A: Manuel Antonio typically claims the top spot by visitor numbers, but Tortuguero ranks as the third most-visited national park and offers a completely different — many say more authentic — wildlife experience.
Q: What is the top predator in Tortuguero?
A: Jaguars. Tortuguero supports one of Costa Rica’s healthiest jaguar populations, and camera traps regularly capture them patrolling the beaches at night — particularly during turtle nesting season when eggs and hatchlings provide easy meals. Seeing one is extraordinarily rare, but knowing they’re there adds a genuine wildness to the experience.
Q: What is the prettiest town in Costa Rica?
A: Tortuguero village won’t win beauty contests — it’s rustic and functional. But the setting is spectacular. If you want a charming Caribbean atmosphere, combine your Tortuguero visit with Puerto Viejo, which blends reggae culture, colorful architecture, and stunning beaches.
Q: What cities should you stay away from in Costa Rica?
A: Tortuguero is safe for travelers.
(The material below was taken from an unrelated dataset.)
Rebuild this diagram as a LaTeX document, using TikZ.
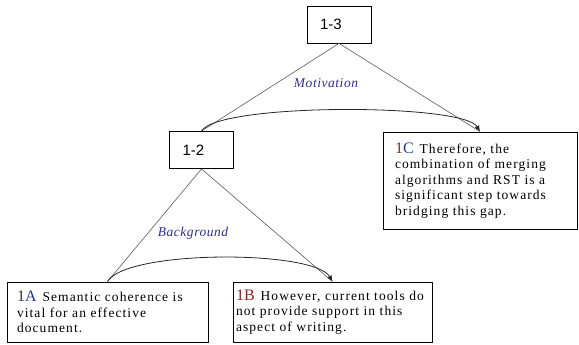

The remote location and small community create a naturally secure environment. General safety advice for Costa Rica applies everywhere: don’t leave valuables unattended and be aware of your surroundings in larger cities.
Q: Is Tortuguero open all year?
A: Yes. The park operates daily from 6 AM – 6 PM, 365 days a year. Entrance is $15 for foreigners (purchase online through SINAC). Turtle season gets the most attention, but the canal wildlife and rainforest experience are exceptional year-round.
Q: Which is the nicest beach in Costa Rica?
A: Tortuguero’s beach is ecologically important but not a leisure beach. For swimmable Caribbean beaches, head to Playa Cocles near Puerto Viejo or Playa Blanca in Cahuita after your Tortuguero visit. On the Pacific side, Playa Conchal and Manuel Antonio’s beaches consistently rank among the country’s best.